WRITTEN REQUEST:
Repeat the material exactly as it appears.

DATA:
===============

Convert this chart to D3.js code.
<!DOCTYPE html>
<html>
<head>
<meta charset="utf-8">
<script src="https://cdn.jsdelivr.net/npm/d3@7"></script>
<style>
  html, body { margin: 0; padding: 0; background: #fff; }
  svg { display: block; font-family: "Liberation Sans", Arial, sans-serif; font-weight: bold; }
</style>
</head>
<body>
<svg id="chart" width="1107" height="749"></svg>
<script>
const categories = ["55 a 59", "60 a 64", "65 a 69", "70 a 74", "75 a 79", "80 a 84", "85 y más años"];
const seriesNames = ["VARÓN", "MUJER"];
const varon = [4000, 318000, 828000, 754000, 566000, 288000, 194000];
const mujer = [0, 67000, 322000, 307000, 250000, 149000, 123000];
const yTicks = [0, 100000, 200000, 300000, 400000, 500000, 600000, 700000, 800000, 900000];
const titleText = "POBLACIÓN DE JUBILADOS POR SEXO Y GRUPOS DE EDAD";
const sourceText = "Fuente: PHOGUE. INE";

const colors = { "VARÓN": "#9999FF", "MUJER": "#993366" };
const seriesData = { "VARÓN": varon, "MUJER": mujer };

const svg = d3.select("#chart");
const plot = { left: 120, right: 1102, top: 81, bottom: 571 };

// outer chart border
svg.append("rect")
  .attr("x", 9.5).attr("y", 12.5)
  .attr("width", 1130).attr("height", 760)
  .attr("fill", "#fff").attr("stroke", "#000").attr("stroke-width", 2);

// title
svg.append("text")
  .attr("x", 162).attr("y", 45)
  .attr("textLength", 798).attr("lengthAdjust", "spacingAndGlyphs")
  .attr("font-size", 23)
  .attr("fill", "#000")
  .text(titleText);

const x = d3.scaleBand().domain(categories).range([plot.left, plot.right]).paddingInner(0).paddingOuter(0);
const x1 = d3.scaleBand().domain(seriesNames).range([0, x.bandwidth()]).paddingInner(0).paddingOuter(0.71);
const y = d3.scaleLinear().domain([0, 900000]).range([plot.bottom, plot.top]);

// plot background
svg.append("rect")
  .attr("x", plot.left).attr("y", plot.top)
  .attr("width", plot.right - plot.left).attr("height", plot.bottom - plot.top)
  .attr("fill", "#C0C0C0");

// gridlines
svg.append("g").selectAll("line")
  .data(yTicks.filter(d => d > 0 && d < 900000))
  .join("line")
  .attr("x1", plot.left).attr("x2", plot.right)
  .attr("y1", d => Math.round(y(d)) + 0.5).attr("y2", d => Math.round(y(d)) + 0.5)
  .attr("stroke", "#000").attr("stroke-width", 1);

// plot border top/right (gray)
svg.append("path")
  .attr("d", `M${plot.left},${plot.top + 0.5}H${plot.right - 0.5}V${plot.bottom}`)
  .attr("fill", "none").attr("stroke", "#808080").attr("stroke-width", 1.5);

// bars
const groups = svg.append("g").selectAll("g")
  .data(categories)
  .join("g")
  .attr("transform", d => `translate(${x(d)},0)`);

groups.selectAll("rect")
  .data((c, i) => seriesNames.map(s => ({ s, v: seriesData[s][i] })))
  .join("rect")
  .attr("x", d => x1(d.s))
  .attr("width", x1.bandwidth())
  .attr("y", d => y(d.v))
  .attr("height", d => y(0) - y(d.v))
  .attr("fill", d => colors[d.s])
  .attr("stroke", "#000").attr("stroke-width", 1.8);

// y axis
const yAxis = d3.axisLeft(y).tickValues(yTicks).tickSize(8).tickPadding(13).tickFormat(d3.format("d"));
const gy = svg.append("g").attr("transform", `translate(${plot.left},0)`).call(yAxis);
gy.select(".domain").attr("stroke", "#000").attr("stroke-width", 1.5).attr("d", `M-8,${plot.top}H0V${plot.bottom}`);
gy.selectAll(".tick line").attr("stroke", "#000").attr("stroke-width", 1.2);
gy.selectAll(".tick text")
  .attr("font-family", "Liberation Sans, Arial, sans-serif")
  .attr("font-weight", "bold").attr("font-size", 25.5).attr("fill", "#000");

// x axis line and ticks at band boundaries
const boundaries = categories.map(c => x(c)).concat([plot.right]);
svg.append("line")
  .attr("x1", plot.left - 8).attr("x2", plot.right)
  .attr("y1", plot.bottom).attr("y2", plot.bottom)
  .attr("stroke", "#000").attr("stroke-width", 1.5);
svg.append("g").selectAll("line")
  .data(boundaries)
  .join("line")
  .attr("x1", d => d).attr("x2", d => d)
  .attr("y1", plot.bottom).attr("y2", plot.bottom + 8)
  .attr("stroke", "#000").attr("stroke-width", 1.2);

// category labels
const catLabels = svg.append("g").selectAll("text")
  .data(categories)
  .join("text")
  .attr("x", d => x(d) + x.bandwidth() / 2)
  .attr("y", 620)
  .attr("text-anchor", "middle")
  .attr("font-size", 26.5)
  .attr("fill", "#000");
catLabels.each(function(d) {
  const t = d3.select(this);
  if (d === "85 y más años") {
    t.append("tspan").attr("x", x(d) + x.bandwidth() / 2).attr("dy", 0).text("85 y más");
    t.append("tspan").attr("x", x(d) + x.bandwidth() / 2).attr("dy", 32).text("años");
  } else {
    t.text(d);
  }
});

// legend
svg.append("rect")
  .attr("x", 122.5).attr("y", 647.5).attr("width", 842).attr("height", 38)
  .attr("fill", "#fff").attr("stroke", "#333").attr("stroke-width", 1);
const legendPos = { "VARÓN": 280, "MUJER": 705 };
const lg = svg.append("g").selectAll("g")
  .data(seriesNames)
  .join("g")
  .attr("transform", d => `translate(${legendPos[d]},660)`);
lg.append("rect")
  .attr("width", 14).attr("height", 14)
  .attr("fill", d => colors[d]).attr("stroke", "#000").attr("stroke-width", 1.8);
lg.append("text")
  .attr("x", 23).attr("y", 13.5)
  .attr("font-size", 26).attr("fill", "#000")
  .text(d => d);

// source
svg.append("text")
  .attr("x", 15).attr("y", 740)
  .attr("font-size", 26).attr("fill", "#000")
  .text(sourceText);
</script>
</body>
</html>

===============

WRITTEN RESPONSE:
Convert this chart to D3.js code.
<!DOCTYPE html>
<html>
<head>
<meta charset="utf-8">
<script src="https://cdn.jsdelivr.net/npm/d3@7"></script>
<style>
  html, body { margin: 0; padding: 0; background: #fff; }
  svg { display: block; font-family: "Liberation Sans", Arial, sans-serif; font-weight: bold; }
</style>
</head>
<body>
<svg id="chart" width="1107" height="749"></svg>
<script>
const categories = ["55 a 59", "60 a 64", "65 a 69", "70 a 74", "75 a 79", "80 a 84", "85 y más años"];
const seriesNames = ["VARÓN", "MUJER"];
const varon = [4000, 318000, 828000, 754000, 566000, 288000, 194000];
const mujer = [0, 67000, 322000, 307000, 250000, 149000, 123000];
const yTicks = [0, 100000, 200000, 300000, 400000, 500000, 600000, 700000, 800000, 900000];
const titleText = "POBLACIÓN DE JUBILADOS POR SEXO Y GRUPOS DE EDAD";
const sourceText = "Fuente: PHOGUE. INE";

const colors = { "VARÓN": "#9999FF", "MUJER": "#993366" };
const seriesData = { "VARÓN": varon, "MUJER": mujer };

const svg = d3.select("#chart");
const plot = { left: 120, right: 1102, top: 81, bottom: 571 };

// outer chart border
svg.append("rect")
  .attr("x", 9.5).attr("y", 12.5)
  .attr("width", 1130).attr("height", 760)
  .attr("fill", "#fff").attr("stroke", "#000").attr("stroke-width", 2);

// title
svg.append("text")
  .attr("x", 162).attr("y", 45)
  .attr("textLength", 798).attr("lengthAdjust", "spacingAndGlyphs")
  .attr("font-size", 23)
  .attr("fill", "#000")
  .text(titleText);

const x = d3.scaleBand().domain(categories).range([plot.left, plot.right]).paddingInner(0).paddingOuter(0);
const x1 = d3.scaleBand().domain(seriesNames).range([0, x.bandwidth()]).paddingInner(0).paddingOuter(0.71);
const y = d3.scaleLinear().domain([0, 900000]).range([plot.bottom, plot.top]);

// plot background
svg.append("rect")
  .attr("x", plot.left).attr("y", plot.top)
  .attr("width", plot.right - plot.left).attr("height", plot.bottom - plot.top)
  .attr("fill", "#C0C0C0");

// gridlines
svg.append("g").selectAll("line")
  .data(yTicks.filter(d => d > 0 && d < 900000))
  .join("line")
  .attr("x1", plot.left).attr("x2", plot.right)
  .attr("y1", d => Math.round(y(d)) + 0.5).attr("y2", d => Math.round(y(d)) + 0.5)
  .attr("stroke", "#000").attr("stroke-width", 1);

// plot border top/right (gray)
svg.append("path")
  .attr("d", `M${plot.left},${plot.top + 0.5}H${plot.right - 0.5}V${plot.bottom}`)
  .attr("fill", "none").attr("stroke", "#808080").attr("stroke-width", 1.5);

// bars
const groups = svg.append("g").selectAll("g")
  .data(categories)
  .join("g")
  .attr("transform", d => `translate(${x(d)},0)`);

groups.selectAll("rect")
  .data((c, i) => seriesNames.map(s => ({ s, v: seriesData[s][i] })))
  .join("rect")
  .attr("x", d => x1(d.s))
  .attr("width", x1.bandwidth())
  .attr("y", d => y(d.v))
  .attr("height", d => y(0) - y(d.v))
  .attr("fill", d => colors[d.s])
  .attr("stroke", "#000").attr("stroke-width", 1.8);

// y axis
const yAxis = d3.axisLeft(y).tickValues(yTicks).tickSize(8).tickPadding(13).tickFormat(d3.format("d"));
const gy = svg.append("g").attr("transform", `translate(${plot.left},0)`).call(yAxis);
gy.select(".domain").attr("stroke", "#000").attr("stroke-width", 1.5).attr("d", `M-8,${plot.top}H0V${plot.bottom}`);
gy.selectAll(".tick line").attr("stroke", "#000").attr("stroke-width", 1.2);
gy.selectAll(".tick text")
  .attr("font-family", "Liberation Sans, Arial, sans-serif")
  .attr("font-weight", "bold").attr("font-size", 25.5).attr("fill", "#000");

// x axis line and ticks at band boundaries
const boundaries = categories.map(c => x(c)).concat([plot.right]);
svg.append("line")
  .attr("x1", plot.left - 8).attr("x2", plot.right)
  .attr("y1", plot.bottom).attr("y2", plot.bottom)
  .attr("stroke", "#000").attr("stroke-width", 1.5);
svg.append("g").selectAll("line")
  .data(boundaries)
  .join("line")
  .attr("x1", d => d).attr("x2", d => d)
  .attr("y1", plot.bottom).attr("y2", plot.bottom + 8)
  .attr("stroke", "#000").attr("stroke-width", 1.2);

// category labels
const catLabels = svg.append("g").selectAll("text")
  .data(categories)
  .join("text")
  .attr("x", d => x(d) + x.bandwidth() / 2)
  .attr("y", 620)
  .attr("text-anchor", "middle")
  .attr("font-size", 26.5)
  .attr("fill", "#000");
catLabels.each(function(d) {
  const t = d3.select(this);
  if (d === "85 y más años") {
    t.append("tspan").attr("x", x(d) + x.bandwidth() / 2).attr("dy", 0).text("85 y más");
    t.append("tspan").attr("x", x(d) + x.bandwidth() / 2).attr("dy", 32).text("años");
  } else {
    t.text(d);
  }
});

// legend
svg.append("rect")
  .attr("x", 122.5).attr("y", 647.5).attr("width", 842).attr("height", 38)
  .attr("fill", "#fff").attr("stroke", "#333").attr("stroke-width", 1);
const legendPos = { "VARÓN": 280, "MUJER": 705 };
const lg = svg.append("g").selectAll("g")
  .data(seriesNames)
  .join("g")
  .attr("transform", d => `translate(${legendPos[d]},660)`);
lg.append("rect")
  .attr("width", 14).attr("height", 14)
  .attr("fill", d => colors[d]).attr("stroke", "#000").attr("stroke-width", 1.8);
lg.append("text")
  .attr("x", 23).attr("y", 13.5)
  .attr("font-size", 26).attr("fill", "#000")
  .text(d => d);

// source
svg.append("text")
  .attr("x", 15).attr("y", 740)
  .attr("font-size", 26).attr("fill", "#000")
  .text(sourceText);
</script>
</body>
</html>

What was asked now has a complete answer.